The team played entertaining baseball with flashes of brilliance. But the crowds went away. Attendance dropped to only 813,000 in the 2002 season, down from more than 3-million in 1993.
Things didn't look good in the off-season. Two popular players, Kevin Millar and Cliff Floyd, were traded. The franchise was short-listed for contraction. Catcher Ivan "Pudge" Rodriguez, whom many considered past his prime, was hired for $10-million in a much-questioned move to revitalize the team with a total payroll of only $50-million.

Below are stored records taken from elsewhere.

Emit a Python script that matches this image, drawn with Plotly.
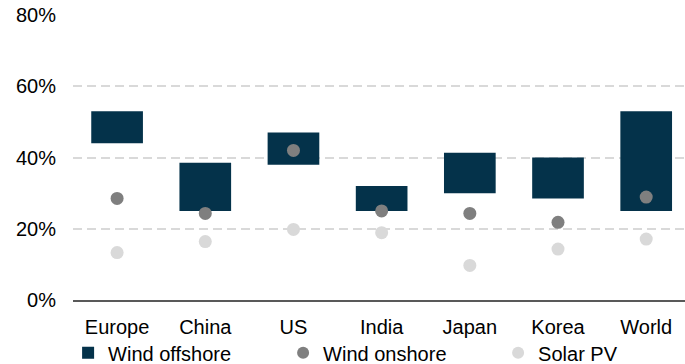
import plotly.graph_objects as go

categories = ["Europe", "China", "US", "India", "Japan", "Korea", "World"]
offshore_low = [0.44, 0.25, 0.38, 0.25, 0.30, 0.285, 0.25]
offshore_high = [0.53, 0.385, 0.47, 0.32, 0.413, 0.40, 0.53]
onshore = [0.285, 0.243, 0.42, 0.25, 0.243, 0.218, 0.289]
solar = [0.133, 0.164, 0.198, 0.189, 0.097, 0.143, 0.171]
y_ticks = [0, 0.2, 0.4, 0.6, 0.8]
y_tick_labels = ["0%", "20%", "40%", "60%", "80%"]

FONT = "Liberation Sans, Arial, sans-serif"

fig = go.Figure()
fig.add_trace(go.Bar(
    x=categories,
    y=[h - l for h, l in zip(offshore_high, offshore_low)],
    base=offshore_low,
    name="Wind offshore",
    width=0.586,
    marker=dict(color="#04324A", line=dict(width=0)),
))
fig.add_trace(go.Scatter(
    x=categories, y=onshore, mode="markers", name="Wind onshore",
    marker=dict(color="#7F7F7F", size=13),
))
fig.add_trace(go.Scatter(
    x=categories, y=solar, mode="markers", name="Solar PV",
    marker=dict(color="#D9D9D9", size=13),
))

fig.update_layout(
    width=685, height=364,
    margin=dict(l=73, r=0, t=15, b=64, autoexpand=False),
    plot_bgcolor="white", paper_bgcolor="white",
    font=dict(family=FONT, size=20, color="#000000"),
    showlegend=True,
    legend=dict(
        orientation="h", x=-0.008, xanchor="left", y=-0.185, yanchor="middle",
        entrywidth=170, entrywidthmode="pixels",
        font=dict(size=20), itemsizing="constant",
        bgcolor="rgba(0,0,0,0)",
    ),
    bargap=0.4,
)
fig.update_xaxes(
    range=[-0.5, 6.44], showgrid=False, showline=True,
    linecolor="#595959", linewidth=2, ticks="", ticklabelstandoff=8,
    tickfont=dict(size=20),
)
fig.update_yaxes(
    range=[0, 0.8], tickvals=y_ticks, ticktext=y_tick_labels,
    showgrid=True, gridcolor="#D9D9D9", gridwidth=2, griddash="9px,5px",
    zeroline=False, showline=False, ticks="", ticklabelstandoff=16,
    tickfont=dict(size=20),
)

fig.write_html("out.html")
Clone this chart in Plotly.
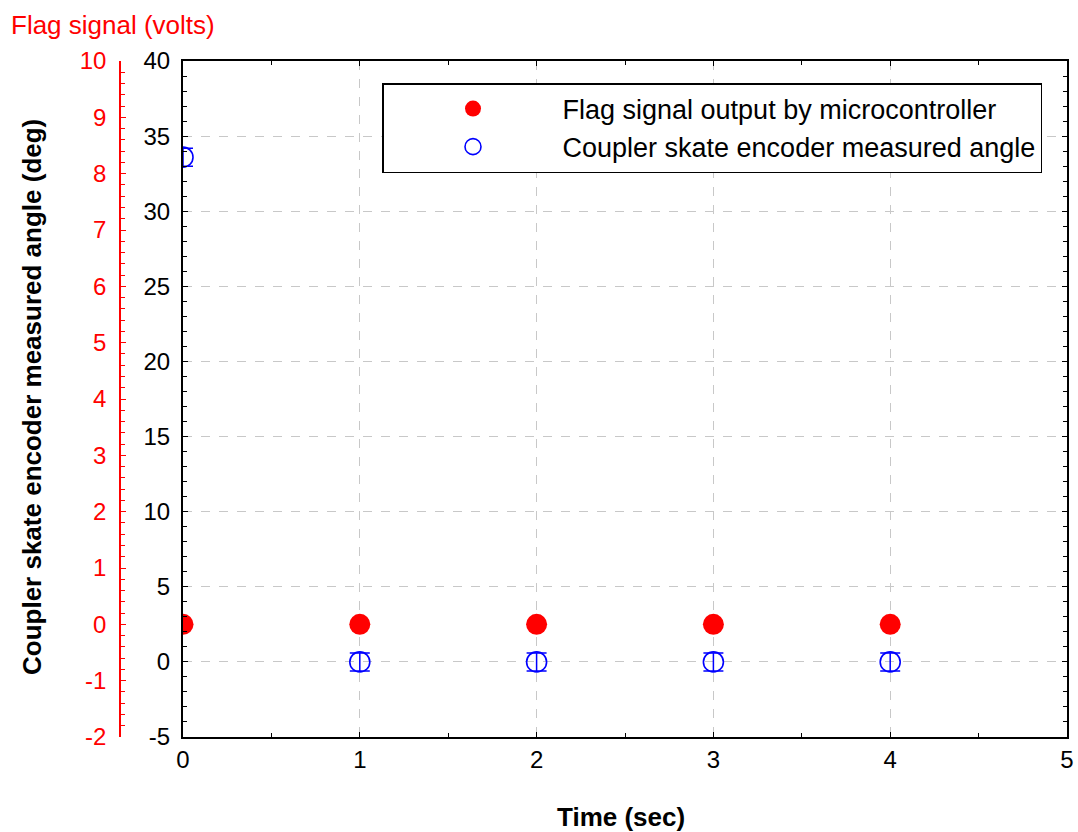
import plotly.graph_objects as go

time_s = [0, 1, 2, 3, 4]
flag_volts = [0, 0, 0, 0, 0]
angle_deg = [33.6, 0, 0, 0, 0]
angle_err = [0.6, 0.6, 0.6, 0.6, 0.6]

flag_name = "Flag signal output by microcontroller"
angle_name = "Coupler skate encoder measured angle"

x_ticks = [0, 1, 2, 3, 4, 5]
y_ticks = [-5, 0, 5, 10, 15, 20, 25, 30, 35, 40]
y2_ticks = [-2, -1, 0, 1, 2, 3, 4, 5, 6, 7, 8, 9, 10]

FONT = "Liberation Sans, Arial, sans-serif"
TICK_SIZE = 24
TEXT_SIZE = 26
W, H = 1078, 832
ML, MR, MT, MB = 0, 11, 61, 95
PW = W - ML - MR
PH = H - MT - MB
x0 = 183 / PW
red_pos = 120 / PW

fig = go.Figure()
fig.add_trace(go.Scatter(
    x=time_s, y=flag_volts, mode="markers", name=flag_name, yaxis="y2",
    marker=dict(color="#ff0000", size=21, line=dict(width=0)),
))
fig.add_trace(go.Scatter(
    x=time_s, y=angle_deg, mode="markers", name=angle_name, yaxis="y",
    marker=dict(color="rgba(0,0,0,0)", size=20, line=dict(color="#0000ff", width=1.6)),
    error_y=dict(type="data", array=angle_err, color="#0000ff", thickness=1.5, width=10),
))

axis_common = dict(
    ticks="inside", ticklen=5, tickwidth=1, tickcolor="black",
    showline=True, linecolor="black", linewidth=2, mirror="ticks",
    zeroline=False, tickfont=dict(family=FONT, size=TICK_SIZE, color="black"),
    gridcolor="#c8c8c8", griddash="dash", gridwidth=1, automargin=False,
)

def labels(vals):
    return [str(v) for v in vals]

fig.update_layout(
    width=W, height=H,
    margin=dict(l=ML, r=MR, t=MT, b=MB, pad=0, autoexpand=False),
    paper_bgcolor="white", plot_bgcolor="white",
    font=dict(family=FONT, size=TEXT_SIZE, color="black"),
    showlegend=True,
    legend=dict(
        x=382 / PW, y=(H - MB - 83) / PH, xanchor="left", yanchor="top",
        bgcolor="white", bordercolor="black", borderwidth=1.5,
        font=dict(family=FONT, size=27, color="black"),
        itemwidth=169,
    ),
    xaxis=dict(
        domain=[x0, 1], range=[0, 5],
        tickmode="array", tickvals=x_ticks, ticktext=labels(x_ticks),
        minor=dict(dtick=0.5, tick0=0, ticks="inside", ticklen=4, tickcolor="black", showgrid=False),
        showgrid=True,
        **axis_common,
    ),
    yaxis=dict(
        range=[-5, 40],
        tickmode="array", tickvals=y_ticks, ticktext=labels(y_ticks),
        minor=dict(dtick=1, tick0=0, ticks="inside", ticklen=4, tickcolor="black", showgrid=False),
        showgrid=True, ticklabelstandoff=6,
        **axis_common,
    ),
    yaxis2=dict(
        overlaying="y", anchor="free", position=red_pos, side="left",
        range=[-2, 10],
        tickmode="array", tickvals=y2_ticks, ticktext=labels(y2_ticks),
        ticks="inside", ticklen=5, tickcolor="#ff0000", tickwidth=1,
        minor=dict(dtick=0.2, tick0=0, ticks="inside", ticklen=4, tickcolor="#ff0000"),
        showline=True, linecolor="#ff0000", linewidth=1.5,
        showgrid=False, zeroline=False, automargin=False, ticklabelstandoff=8,
        tickfont=dict(family=FONT, size=TICK_SIZE, color="#ff0000"),
    ),
    annotations=[
        dict(text="Flag signal (volts)", xref="paper", yref="paper",
             x=10 / PW, y=(H - MB - 25) / PH, xanchor="left", yanchor="middle",
             showarrow=False, borderpad=0, font=dict(family=FONT, size=TEXT_SIZE, color="#ff0000")),
        dict(text="<b>Coupler skate encoder measured angle (deg)</b>", xref="paper", yref="paper",
             x=32 / PW, y=(H - MB - 397) / PH, xanchor="center", yanchor="middle", textangle=-90,
             showarrow=False, borderpad=0, font=dict(family=FONT, size=TEXT_SIZE, color="black")),
        dict(text="<b>Time (sec)</b>", xref="paper", yref="paper",
             x=(621 - ML) / PW, y=(H - MB - 817) / PH, xanchor="center", yanchor="middle",
             showarrow=False, borderpad=0, font=dict(family=FONT, size=TEXT_SIZE, color="black")),
    ],
)

fig.write_html("out.html")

But how wrong everyone was. Under new ownership, then new management, a new team emerged. For all the fun the '97 Marlins gave us, this year's run has been more exciting. The team has come from behind in no fewer than six of its postseason victories.

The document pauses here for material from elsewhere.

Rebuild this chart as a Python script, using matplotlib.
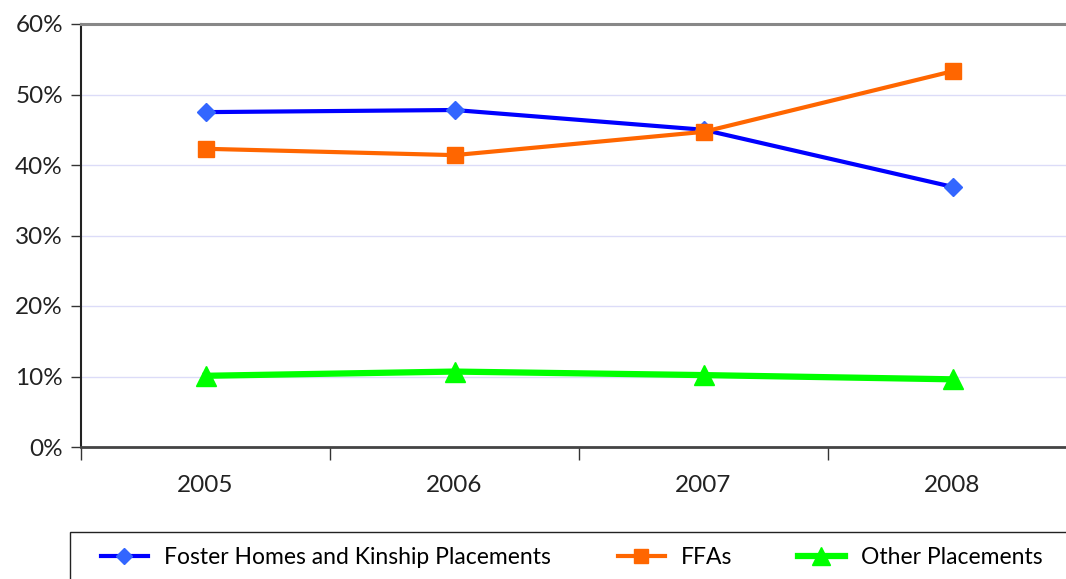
import matplotlib.pyplot as plt
from matplotlib.patches import Rectangle
from matplotlib.ticker import FixedLocator, PercentFormatter

# data
years = ['2005', '2006', '2007', '2008']
foster = [47.5, 47.8, 45.0, 36.9]
ffas = [42.3, 41.4, 44.7, 53.3]
other = [10.1, 10.7, 10.2, 9.6]

plt.rcParams['font.family'] = ['Lato', 'DejaVu Sans']

W, H = 1066, 579
fig = plt.figure(figsize=(W / 100, H / 100), dpi=100)
# axes box in pixels: left 81, right 1077 (runs off the canvas), top 24, bottom 447
ax = fig.add_axes([81 / W, 1 - 447 / H, (1077 - 81) / W, (447 - 24) / H])

x = list(range(len(years)))
l1, = ax.plot(x, foster, color='#0000FF', lw=3, marker='D', ms=9,
              mfc='#3366FF', mec='#3366FF', label='Foster Homes and Kinship Placements', zorder=3)
l2, = ax.plot(x, ffas, color='#FF6600', lw=3, marker='s', ms=12,
              mfc='#FF6600', mec='#FF6600', label='FFAs', zorder=3)
l3, = ax.plot(x, other, color='#00FF00', lw=4.5, marker='^', ms=15,
              mfc='#00FF00', mec='#00FF00', label='Other Placements', zorder=3)

ax.set_xlim(-0.5, 3.5)
ax.set_ylim(0, 60)
ax.yaxis.set_major_locator(FixedLocator([0, 10, 20, 30, 40, 50, 60]))
ax.yaxis.set_major_formatter(PercentFormatter(decimals=0))
ax.grid(axis='y', color='#DCDCF8', lw=1, zorder=0)
ax.set_axisbelow(True)

# category ticks sit between the years, labels in the middle
ax.set_xticks([-0.5, 0.5, 1.5, 2.5, 3.5])
ax.set_xticklabels([])
ax.set_xticks(x, minor=True)
ax.set_xticklabels(years, minor=True)
ax.tick_params(axis='x', which='minor', length=0, pad=20, labelsize=17.5, labelcolor='#222222')
ax.tick_params(axis='x', which='major', length=9, width=1, color='#333333', direction='out')
ax.tick_params(axis='y', length=7, width=1, pad=6, labelsize=17.5, labelcolor='#222222', color='#333333')

ax.spines['top'].set_color('#888888')
ax.spines['top'].set_linewidth(2.2)
ax.spines['right'].set_visible(False)
ax.spines['left'].set_color('#222222')
ax.spines['left'].set_linewidth(1.5)
ax.spines['bottom'].set_color('#444444')
ax.spines['bottom'].set_linewidth(2)

# legend box runs off the bottom and right edges
fig.patches.append(Rectangle((70 / W, -0.05), 1.1, (579 - 532) / H + 0.05,
                             transform=fig.transFigure, fill=False,
                             edgecolor='#222222', lw=1))
# one small legend per entry so each sits where it does in the original
for handle, xpix in [(l1, 101), (l2, 618), (l3, 798)]:
    fig.legend(handles=[handle], loc='center left', bbox_to_anchor=(xpix / W, 1 - 558 / H),
               frameon=False, fontsize=16.5, handlelength=2.05, handletextpad=0.7,
               borderpad=0, borderaxespad=0, markerscale=0.85)

fig.savefig('out.png', dpi=100)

For me there have been unexpected highlights. By coincidence, I was in Chicago during the Cubs-Marlins series and bumped into Lowell in the hotel bar. Fortunately, I had my lucky charm 1997 Marlins baseball hat in my room. After I raced upstairs he kindly autographed it for me.
So much is different this year, starting with the price of admission: an upper-deck seat that cost me $30 in 1997 goes for $60 today. In 1997 the Marlins were unfairly dismissed as a loose association of mercenaries. Now up against the mighty New York Yankees, the underdog Marlins are the darlings of baseball.
For Miami, the 1997 World Series was more political, and less about baseball itself. There was Livan Hernandez, the Cuban defector who was named Most Valuable Player in the World Series, poking a finger in the eye of Fidel Castro with his famous four-word post-game speech: "I love you Miami." For many Miami Cubans, victory was almost overshadowed by the negotiations to allow Hernandez's mother to fly out of Cuba in time for Game 7.
These days my son rarely attends games. Like any 6-year-old he has too many other things to entertain him, not to mention getting to bed early for school.
Some of my friends from 1997 still accompany me to the ballpark. New friends have joined us too, learning to relish the game as I once did.
Others have moved on. Sadly, my friend Mark Fineman died earlier this month in Baghdad after suffering a heart attack. I wish he could have been with us when we won the pennant on Wednesday, and I hope he's watching from the upper deck.